Elektronische Beschaffung
How to Know if E-Procurement Is Right for You
Choosing the E-Procurement Meal That Works For You
1 Fast Food: Keeping It Simple.
At Applied Industrial Technologies, price negotiation remains in the hands of the product managers in charge of each category. The focus of the company's e-procurement is on making internal processes more efficient through the paperless processing of orders, receipts and invoices. An internally developed inventory management application gathers requirements from more than 400 Applied service centers across Canada, Mexico, Puerto Rico and the United States, and then sends them to suppliers via EDI.

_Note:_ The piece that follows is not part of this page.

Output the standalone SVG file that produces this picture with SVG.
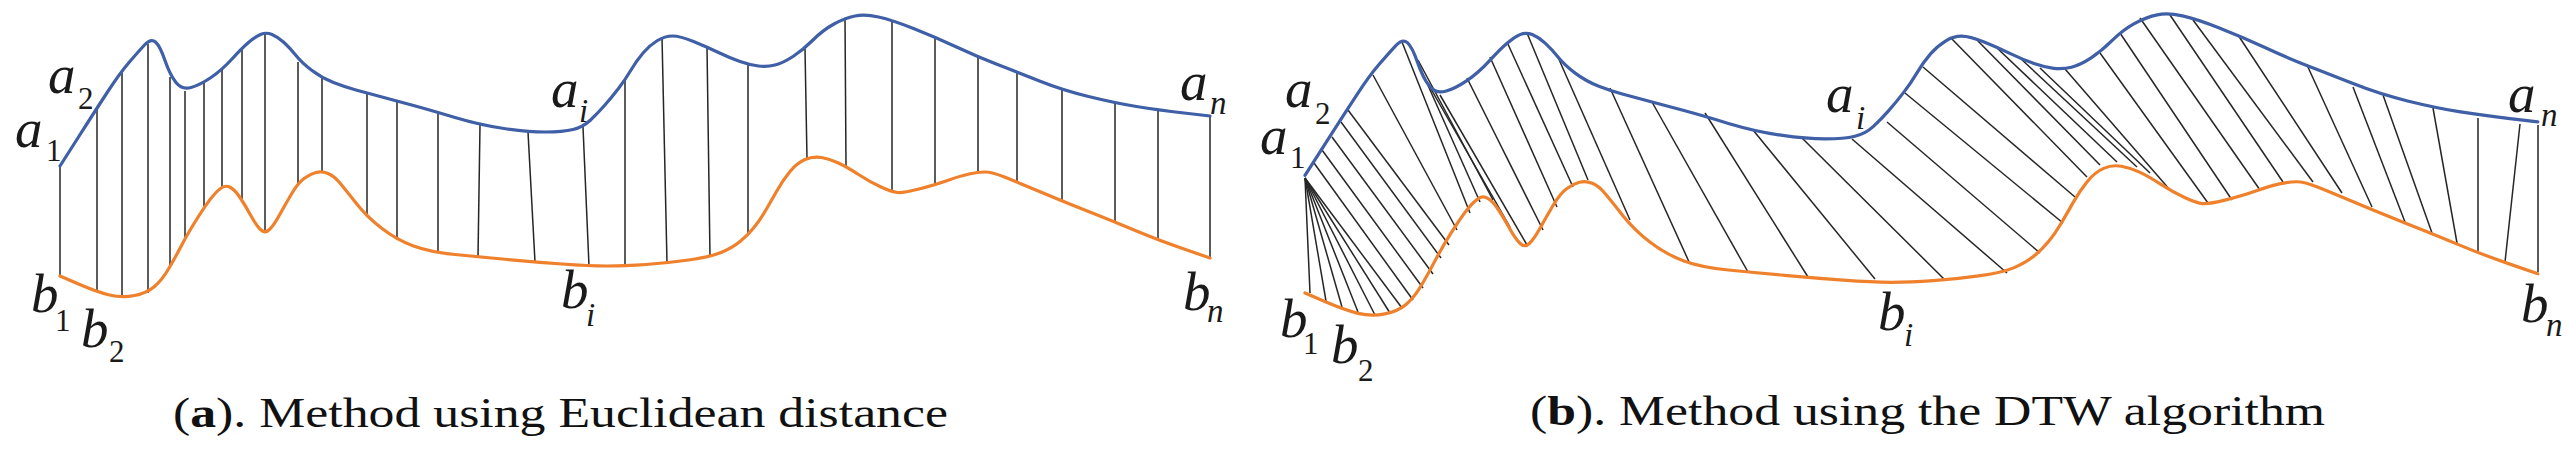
<svg xmlns="http://www.w3.org/2000/svg" xmlns:xlink="http://www.w3.org/1999/xlink" width="2570" height="456" viewBox="0 0 2570 456">
<style>
.blue{fill:none;stroke:#3f5fa6;stroke-width:3.2;stroke-linejoin:round;stroke-linecap:round}
.orange{fill:none;stroke:#f0812c;stroke-width:3.2;stroke-linejoin:round;stroke-linecap:round}
.links line{stroke:#262626;stroke-width:1.5}
.lab{font-family:"Liberation Serif",serif;font-style:italic;font-size:55px;fill:#1a1a1a}
.sub{font-family:"Liberation Serif",serif;font-size:31px;fill:#1a1a1a}
.subi{font-family:"Liberation Serif",serif;font-style:italic;font-size:33px;fill:#1a1a1a}
.cap{font-family:"Liberation Serif",serif;font-size:43px;fill:#111}
</style>
<defs>
<path id="curveA" d="M60,166 L78.5,137 Q97,108 108.5,90.5 T129,62.5 T144.5,45 T155.5,42 T165,60.5 T176,82.5 T191,87.5 T211,77.5 T232,59 T248.5,42.5 T260.5,34.5 T272,34.5 T284,42.5 T296,55.5 T312,70.5 T333.5,82.5 T356,90 T382,97 T413.5,105.5 T455,117.5 T504,128.5 T545.5,132 T573,129.5 T590,120.5 T604.5,105.5 T618.5,88.5 T631,70 T643.5,52.5 T657.5,40.5 T672.5,36 T693.5,41.5 T718.5,52.5 T740,61.5 T758.5,66 T775,65 T793,56.5 T813,40 T834,24 T855,16 T878.5,17 T913.5,28.5 T956.5,47 T997.5,64.5 T1039.5,81 T1088.5,96.5 T1136.5,106.5 T1184,113 L1210,116"/>
<path id="curveB" d="M60,276 L78.5,284 Q97,292 109.5,295 T134.5,295.5 T154.5,286.5 T168.5,269 T181.5,245.5 T197.5,218 T212.5,196.5 T222,187.5 T230.5,187.5 T240,197.5 T250.5,215 T260.5,229.5 T269.5,229.5 T279.5,215 T291.5,194 T304,178.5 T316,172.5 T328,173.5 T339.5,182.5 T356,203 T382,228.5 T413.5,246 T455,254.5 T507.5,259.5 T562,264 T607,266 T646,264.5 T688.5,260 T721,252.5 T740,241.5 T754,227.5 T765,211.5 T776.5,191.5 T790,171.5 T805,159.5 T821.5,157.5 T838.5,163 T858.5,174.5 T881,187 T897.5,192.5 T919,189 T947.5,180.5 T969,174 T985,172 T1004.5,177 T1039.5,191.5 T1088.5,211.5 T1136.5,231 T1184,249 L1210,258"/>
</defs>

<g id="panel-a">
<g id="links-a" class="links">
<line x1="60" y1="166" x2="60" y2="276"/>
<line x1="97" y1="108" x2="97" y2="292"/>
<line x1="122" y1="71" x2="122" y2="298"/>
<line x1="148" y1="44" x2="148" y2="293"/>
<line x1="170" y1="77" x2="170" y2="265"/>
<line x1="185" y1="91" x2="185" y2="237"/>
<line x1="204" y1="83" x2="204" y2="206"/>
<line x1="222" y1="70" x2="222" y2="188"/>
<line x1="242" y1="48" x2="242" y2="200"/>
<line x1="265" y1="33" x2="265" y2="233"/>
<line x1="298" y1="62" x2="298" y2="183"/>
<line x1="322" y1="78" x2="322" y2="171"/>
<line x1="367" y1="92" x2="367" y2="217"/>
<line x1="397" y1="101" x2="397" y2="240"/>
<line x1="438" y1="113" x2="438" y2="253"/>
<line x1="480" y1="125" x2="478" y2="257"/>
<line x1="528" y1="132" x2="535" y2="262"/>
<line x1="583" y1="127" x2="589" y2="266"/>
<line x1="625" y1="80" x2="625" y2="266"/>
<line x1="662" y1="37" x2="667" y2="263"/>
<line x1="707" y1="47" x2="710" y2="257"/>
<line x1="748" y1="65" x2="748" y2="235"/>
<line x1="805" y1="49" x2="807" y2="159"/>
<line x1="845" y1="18" x2="846" y2="166"/>
<line x1="892" y1="20" x2="892" y2="192"/>
<line x1="935" y1="37" x2="935" y2="185"/>
<line x1="978" y1="57" x2="978" y2="172"/>
<line x1="1017" y1="72" x2="1017" y2="182"/>
<line x1="1062" y1="90" x2="1062" y2="201"/>
<line x1="1115" y1="103" x2="1115" y2="222"/>
<line x1="1158" y1="110" x2="1158" y2="240"/>
<line x1="1210" y1="116" x2="1210" y2="258"/>
</g>
<use id="seriesA-a" xlink:href="#curveA" href="#curveA" class="blue"/>
<use id="seriesB-a" xlink:href="#curveB" href="#curveB" class="orange"/>
<g id="labels-a">
<text class="lab" x="15" y="147">a</text><text class="sub" x="46" y="161">1</text>
<text class="lab" x="48" y="93">a</text><text class="sub" x="78" y="109">2</text>
<text class="lab" x="31" y="312">b</text><text class="sub" x="55" y="331">1</text>
<text class="lab" x="81" y="347">b</text><text class="sub" x="109" y="362">2</text>
<text class="lab" x="551" y="107">a</text><text class="subi" x="579" y="122">i</text>
<text class="lab" x="561" y="308">b</text><text class="subi" x="586" y="326">i</text>
<text class="lab" x="1180" y="100">a</text><text class="subi" x="1210" y="114">n</text>
<text class="lab" x="1183" y="310">b</text><text class="subi" x="1207" y="322">n</text>
</g>
<text id="caption-a" class="cap" x="173" y="427" textLength="775" lengthAdjust="spacingAndGlyphs">(<tspan font-weight="bold">a</tspan>). Method using Euclidean distance</text>
</g>

<g id="panel-b">
<g id="links-b" class="links">
<line x1="1305" y1="178" x2="1310" y2="293"/>
<line x1="1305" y1="178" x2="1326" y2="301"/>
<line x1="1305" y1="178" x2="1342" y2="307"/>
<line x1="1305" y1="178" x2="1358" y2="312"/>
<line x1="1305" y1="178" x2="1375" y2="315"/>
<line x1="1305" y1="178" x2="1390" y2="313"/>
<line x1="1305" y1="178" x2="1402" y2="308"/>
<line x1="1314" y1="163" x2="1413" y2="300"/>
<line x1="1322" y1="150" x2="1423" y2="288"/>
<line x1="1332" y1="137" x2="1433" y2="274"/>
<line x1="1341" y1="122" x2="1441" y2="258"/>
<line x1="1348" y1="110" x2="1449" y2="245"/>
<line x1="1373" y1="75" x2="1457" y2="230"/>
<line x1="1402" y1="42" x2="1470" y2="213"/>
<line x1="1410" y1="45" x2="1480" y2="202"/>
<line x1="1418" y1="60" x2="1493" y2="200"/>
<line x1="1427" y1="82" x2="1510" y2="227"/>
<line x1="1440" y1="95" x2="1527" y2="245"/>
<line x1="1467" y1="78" x2="1543" y2="230"/>
<line x1="1490" y1="57" x2="1557" y2="207"/>
<line x1="1507" y1="42" x2="1573" y2="187"/>
<line x1="1527" y1="33" x2="1588" y2="180"/>
<line x1="1557" y1="55" x2="1630" y2="220"/>
<line x1="1610" y1="88" x2="1690" y2="264"/>
<line x1="1652" y1="102" x2="1748" y2="272"/>
<line x1="1705" y1="113" x2="1808" y2="277"/>
<line x1="1753" y1="130" x2="1875" y2="279"/>
<line x1="1802" y1="138" x2="1945" y2="280"/>
<line x1="1852" y1="139" x2="2007" y2="273"/>
<line x1="1887" y1="122" x2="2040" y2="253"/>
<line x1="1905" y1="93" x2="2063" y2="223"/>
<line x1="1923" y1="67" x2="2075" y2="197"/>
<line x1="1950" y1="37" x2="2087" y2="177"/>
<line x1="1975" y1="38" x2="2100" y2="165"/>
<line x1="1997" y1="48" x2="2117" y2="162"/>
<line x1="2020" y1="58" x2="2137" y2="167"/>
<line x1="2040" y1="68" x2="2150" y2="173"/>
<line x1="2065" y1="69" x2="2170" y2="190"/>
<line x1="2100" y1="53" x2="2208" y2="203"/>
<line x1="2120" y1="33" x2="2232" y2="200"/>
<line x1="2140" y1="18" x2="2260" y2="190"/>
<line x1="2170" y1="15" x2="2283" y2="182"/>
<line x1="2193" y1="20" x2="2313" y2="182"/>
<line x1="2238" y1="35" x2="2342" y2="193"/>
<line x1="2307" y1="65" x2="2372" y2="207"/>
<line x1="2353" y1="87" x2="2405" y2="222"/>
<line x1="2383" y1="95" x2="2432" y2="233"/>
<line x1="2433" y1="108" x2="2457" y2="243"/>
<line x1="2478" y1="118" x2="2478" y2="251"/>
<line x1="2520" y1="124" x2="2505" y2="262"/>
<line x1="2538" y1="125" x2="2538" y2="272"/>
</g>
<g transform="translate(1305 33) scale(1.072 1.07) translate(-60 -33)">
<use id="seriesA-b" xlink:href="#curveA" href="#curveA" class="blue" style="stroke-width:3"/>
<use id="seriesB-b" xlink:href="#curveB" href="#curveB" class="orange" style="stroke-width:3"/>
</g>
<g id="labels-b">
<text class="lab" x="1260" y="154">a</text><text class="sub" x="1290" y="168">1</text>
<text class="lab" x="1285" y="107">a</text><text class="sub" x="1315" y="124">2</text>
<text class="lab" x="1280" y="337">b</text><text class="sub" x="1303" y="354">1</text>
<text class="lab" x="1331" y="363">b</text><text class="sub" x="1358" y="381">2</text>
<text class="lab" x="1826" y="112">a</text><text class="subi" x="1856" y="129">i</text>
<text class="lab" x="1878" y="330">b</text><text class="subi" x="1904" y="346">i</text>
<text class="lab" x="2508" y="112">a</text><text class="subi" x="2541" y="126">n</text>
<text class="lab" x="2521" y="322">b</text><text class="subi" x="2546" y="336">n</text>
</g>
<text id="caption-b" class="cap" x="1530" y="425" textLength="795" lengthAdjust="spacingAndGlyphs">(<tspan font-weight="bold">b</tspan>). Method using the DTW algorithm</text>
</g>
</svg>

This isn't rocket science, but it meets the needs of the $1.5 billion distributor of industrial components that stocks 2 million different items, including bearings, motors, pumps, valves, couplings and the other highly substitutable building blocks of manufactured products. And those blocks are provided by suppliers competing in an intensely price-sensitive market. Applied CIO Jim Hopper eschews newer technologies like XML in favor of tried-and-trusted EDI because, as he says, EDI "has been around for 20 years, works and is very cheap for us to administer. There's a ton of people who know EDI intimately but only a handful who know XML that well.

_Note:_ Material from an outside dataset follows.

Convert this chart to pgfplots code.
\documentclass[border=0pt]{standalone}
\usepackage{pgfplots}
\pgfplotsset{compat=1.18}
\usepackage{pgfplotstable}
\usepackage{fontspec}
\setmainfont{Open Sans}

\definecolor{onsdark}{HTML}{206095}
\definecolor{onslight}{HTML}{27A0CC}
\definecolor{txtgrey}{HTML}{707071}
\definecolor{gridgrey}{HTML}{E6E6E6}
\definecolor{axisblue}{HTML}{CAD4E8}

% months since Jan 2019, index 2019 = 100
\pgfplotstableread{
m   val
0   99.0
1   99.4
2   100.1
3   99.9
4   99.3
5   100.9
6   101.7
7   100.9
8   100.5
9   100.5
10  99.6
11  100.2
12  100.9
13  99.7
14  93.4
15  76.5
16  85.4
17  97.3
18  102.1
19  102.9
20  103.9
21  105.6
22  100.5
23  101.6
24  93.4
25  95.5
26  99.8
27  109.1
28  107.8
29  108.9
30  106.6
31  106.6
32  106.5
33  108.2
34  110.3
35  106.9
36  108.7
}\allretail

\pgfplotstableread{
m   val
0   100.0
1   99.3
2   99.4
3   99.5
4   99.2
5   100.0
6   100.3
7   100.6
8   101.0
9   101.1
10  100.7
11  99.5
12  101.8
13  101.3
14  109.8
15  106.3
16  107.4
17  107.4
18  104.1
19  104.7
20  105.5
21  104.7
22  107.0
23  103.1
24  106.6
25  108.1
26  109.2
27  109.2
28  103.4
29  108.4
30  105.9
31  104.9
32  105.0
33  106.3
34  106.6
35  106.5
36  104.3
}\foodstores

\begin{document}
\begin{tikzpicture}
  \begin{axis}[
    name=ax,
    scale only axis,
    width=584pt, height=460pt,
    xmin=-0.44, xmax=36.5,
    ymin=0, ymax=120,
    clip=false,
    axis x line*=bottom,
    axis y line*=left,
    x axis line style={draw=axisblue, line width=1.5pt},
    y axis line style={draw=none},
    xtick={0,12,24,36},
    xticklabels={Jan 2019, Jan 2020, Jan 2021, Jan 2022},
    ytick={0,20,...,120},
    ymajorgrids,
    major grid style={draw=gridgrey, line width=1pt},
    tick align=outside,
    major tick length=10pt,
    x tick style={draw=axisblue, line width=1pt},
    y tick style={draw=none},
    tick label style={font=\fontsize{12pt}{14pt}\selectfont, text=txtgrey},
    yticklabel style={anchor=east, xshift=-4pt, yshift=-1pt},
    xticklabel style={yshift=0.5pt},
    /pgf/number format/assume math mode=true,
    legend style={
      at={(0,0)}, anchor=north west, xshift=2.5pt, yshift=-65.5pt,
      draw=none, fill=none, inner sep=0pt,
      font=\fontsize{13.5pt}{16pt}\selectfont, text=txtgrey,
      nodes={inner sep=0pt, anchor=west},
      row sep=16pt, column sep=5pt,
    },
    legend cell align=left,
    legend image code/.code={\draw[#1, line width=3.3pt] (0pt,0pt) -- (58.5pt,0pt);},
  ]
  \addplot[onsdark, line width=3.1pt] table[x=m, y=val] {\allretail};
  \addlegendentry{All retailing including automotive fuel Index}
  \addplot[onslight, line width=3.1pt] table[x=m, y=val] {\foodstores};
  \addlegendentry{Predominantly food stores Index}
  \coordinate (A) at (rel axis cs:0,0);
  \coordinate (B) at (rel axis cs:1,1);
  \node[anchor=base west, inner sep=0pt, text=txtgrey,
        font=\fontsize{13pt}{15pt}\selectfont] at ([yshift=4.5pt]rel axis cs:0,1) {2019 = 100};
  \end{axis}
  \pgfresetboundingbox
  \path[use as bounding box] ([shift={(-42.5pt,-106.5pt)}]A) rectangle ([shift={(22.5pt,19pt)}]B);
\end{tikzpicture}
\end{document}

"We'll do EDI with anyone that has the capability," adds Hopper, "and help them to get that capability if they haven't got it."
Similarly, Webasto Roof Systems, a $300 million subsidiary of Germany-based automobile roof and thermo systems manufacturer Webasto AG, has been adopting e-procurement strategies to make its internal process more efficient, while keeping sourcing decisions and price negotiations offline.
CIO Mike Thibideau credits e-procurement with reducing inventories by15 percent, generating $1.5 million of cash flow and reducing annual inventory carrying costs by $180,000. All that, and the system is still only 30 percent implemented.